The kids are all right

Mia Bella Cole, eight

Ilove going on holiday. I’ve gone on holiday to Switzerland and England. When I lived in England, I also came to Malta on holiday. The best thing about going abroad is seeing different things you can’t see in Malta and other countries. For example, in Malta there are no lakes like there are in Switzerland and in England there’s no hot weather like there is in Malta.

One of my favourite holiday activities was going to the Funky Fun House

Good activities for when you’re abroad with children are shopping and going to fun places. I love shopping for clothes, toys and stationery when I go abroad. My favourite shopping outings are to Toys R Us, John Lewis, trying out the iPad at the Apple Store, and buying and eating fudge from the Fudge Factory in England.

I also enjoy going to exciting places. One of my favourite holiday activities was going to the Funky Fun House in England – it had big slides and an eight-loop shoot. I also loved both the Swiss Zoo in Switzerland and the Shepreth Wildlife Park in England. It’s also fun to try out different modes of travel – trains are great and it’s lovely to travel by boat, like the Gozo ferry.

As for places to stay, it’s fun to stay with family, especially if you have family abroad – but hotels are great too. We stayed at our granny’s in the UK and I really enjoyed the parties we had there. We also stayed in a hotel in both England and Switzerland. Hotels are cool because you get room service.

You can go to hotels in Malta too and have a mini holiday there. For example we’ve been for breakfast as well as swimming in the big pools in hotels here. You also get to see amazing decorations in some hotels like one I saw which was made of wine bottles lined up on top of each other and also massive chandeliers which can light up the whole table.

And let’s not forget about food. When I go abroad I love to go to places like vegetarian restaurants and eat cakes, toasted sandwiches, pasta and ice cream.

I quite enjoy packing. Mum tells me what I need to pack, for example, four long-sleeved tops and two nice dresses, and then I decide which ones I want to take. I also enjoy going to the airport. I get really excited because I know I’m going to see a new place.

I really want to go to Sweden to see the Ice Hotel, to Iceland, to Australia because it’s such a big country and you can see different things like waterfalls, jungles and big shopping malls, and Egypt to see the pyramids.

Mia Bella’s advice to parents

• Don’t pack too much stuff.
• Do not lose your children.
• Go to nice places.
• Don’t take long trips unless you’re travelling with big kids.

Greet the parents

Andre Delicata, 30

Andre Delicata has been to six countries with his parents: Scotland, Norway, London, Italy, Canada and Alaska. He travels with them because they propose to go to a place that’s different and offers plenty to see and explore.

My mother is the one who instilled in me a love of travel

Andre’s passion for experiencing new places comes from his mother.

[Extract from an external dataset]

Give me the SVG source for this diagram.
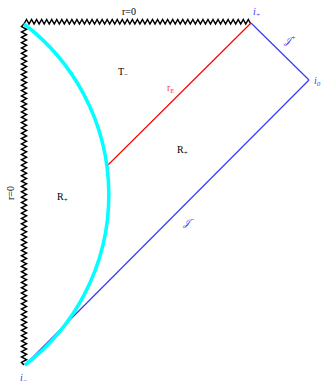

“My mother is the one who instilled in me a love of travel – she used to teach geography and thinks travel not only broadens the mind but also enriches your experience of the world,” he explains.

Although Andre’s dad isn’t such a big fan of travelling, they normally manage to persuade him to come with them and he always ends up being pleasantly surprised.

Andre has travelled with his mum without has dad on two occasions: a London theatre trip, where they spent every evening at the West End, and when they went to Canada’s West Coast and took a cruise around Alaska.

“That was, hands down, one of the best holidays of my life,” he says. Family matters kept dad at home so he got to go instead of him.

“It was almost completely paid for by my mum, so I wasn’t complaining. Although we’re so alike we sometimes bicker. Still, I enjoy travelling with my parents because we have similar tastes and enjoy the same sort of attractions and scenery. Every new place makes for a great experience, so I never turn down an offer if they propose we travel together,” notes Andre, wisely.

Andre enjoyed travelling with his parents as a child and still does now because he’s much more involved in the decision-making and they tend to take his suggestions on board.

“I’ve become more adventurous than they are now, so sometimes I travel alone, with friends or with my girlfriend because we’d want to visit a place that my parents aren’t too keen on. But Mum and I have a bucket list – we’ve been cursing the Middle Eastern crisis for the past few years now, because it’s put us off booking a Nile cruise. I’m dying to see the pyramids.”

Andre’s most memorable trip?

“Definitely Canada and Alaska – absolutely stunning scenery and wildlife. Photo-shopped postcards do not do it justice – the real thing is even better. It gave me a true picture of how great and wonderful our planet is.”

So, what’s the advantage of travelling with your parents?

“Apart from enjoying their company, they pay for quite a lot of the expenses.”

And the downside?

“When they forget I’m 30 years old and treat me like I’m 10.”

Andre’s tips for travelling with parents

• Plan well beforehand and make sure you’re clear with what you want.

• Make sure you discuss practical things such as budgets and choice of places to visit and activities to do.

• Establish boundaries and remind them you might need alone time occasionally. The freedom to do your own thing while being on holiday with others is very important.